What the task requires: Look for "document" in the listing below. Gather each line that contains it.

Supplied data:

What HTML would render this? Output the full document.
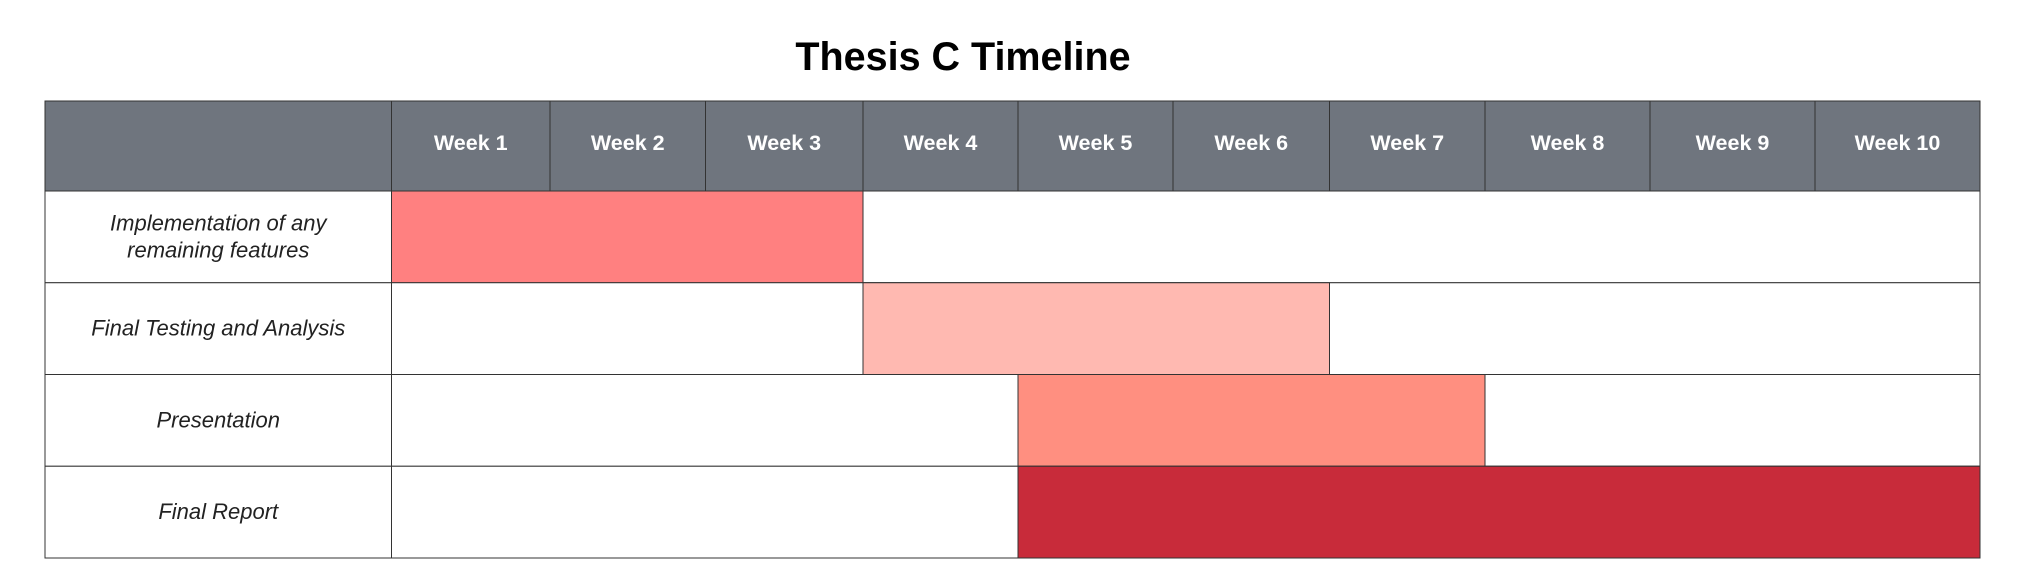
<!DOCTYPE html>
<html><head><meta charset="utf-8"><style>
html,body{margin:0;padding:0;background:#fff;width:2026px;height:585px;overflow:hidden}
</style></head><body>
<svg id="chart" width="2026" height="585" xmlns="http://www.w3.org/2000/svg">
<text x="963" y="70" text-anchor="middle" font-family="Liberation Sans, sans-serif" font-weight="bold" font-size="39.5">Thesis C Timeline</text>
</svg>
<script>
const weeks = ["Week 1","Week 2","Week 3","Week 4","Week 5","Week 6","Week 7","Week 8","Week 9","Week 10"];
const colEdges = [391.5,550,705.5,863,1018,1173,1329.5,1485,1650,1815,1980];
const tasks = [["Implementation of any","remaining features"],["Final Testing and Analysis"],["Presentation"],["Final Report"]];
const startWeek = [1,4,5,5];
const endWeek = [3,6,7,10];
const colors = ["#FF8080","#FFB9B1","#FF8F80","#C82B3A"];
const svg = document.getElementById('chart');
const NS = "http://www.w3.org/2000/svg";
const L = 45, R = 1980, T = 101, HB = 191, RH = 91.75;
function xw(w){ return colEdges[w]; }
function yr(i){ return HB + i*RH; }
function mk(tag, attrs){ const e=document.createElementNS(NS,tag); for(const k in attrs) e.setAttribute(k,attrs[k]); svg.appendChild(e); return e; }
let h = mk('rect',{x:L,y:T,width:R-L,height:HB-T,fill:'#6F757E',stroke:'#333',"stroke-width":1});


weeks.forEach((w,i)=>{
  const x0=xw(i), x1=xw(i+1);
  const ln = mk('line',{x1:x0,y1:T,x2:x0,y2:HB,stroke:'#333',"stroke-width":1});
  
  
  const t = mk('text',{x:(x0+x1)/2,y:(T+HB)/2+4,"text-anchor":"middle","font-family":"Liberation Sans, sans-serif","font-weight":"bold","font-size":21.5,fill:'#fff'});
  t.textContent=w;
  
  
});
tasks.forEach((lines,i)=>{
  const y0=yr(i);
  const row = mk('rect',{x:L,y:y0,width:R-L,height:RH,fill:'#fff',stroke:'#333',"stroke-width":1});
  
  
  const b = mk('rect',{x:xw(startWeek[i]-1),y:y0,width:xw(endWeek[i])-xw(startWeek[i]-1),height:RH,fill:colors[i],stroke:'#333',"stroke-width":1});
  
  
  const d = mk('line',{x1:colEdges[0],y1:y0,x2:colEdges[0],y2:y0+RH,stroke:'#333',"stroke-width":1});
  
  
  const cx=(L+colEdges[0])/2, cy=y0+RH/2;
  lines.forEach((s,j)=>{
    const t = mk('text',{x:cx,y:cy+7+(j-(lines.length-1)/2)*27,"text-anchor":"middle","font-family":"Liberation Sans, sans-serif","font-style":"italic","font-size":22,fill:'#222'});
    t.textContent=s;
    
    
  });
});
</script>
</body></html>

Result of this exercise:
What HTML would render this? Output the full document.
const svg = document.getElementById('chart');
function mk(tag, attrs){ const e=document.createElementNS(NS,tag); for(const k in attrs) e.setAttribute(k,attrs[k]); svg.appendChild(e); return e; }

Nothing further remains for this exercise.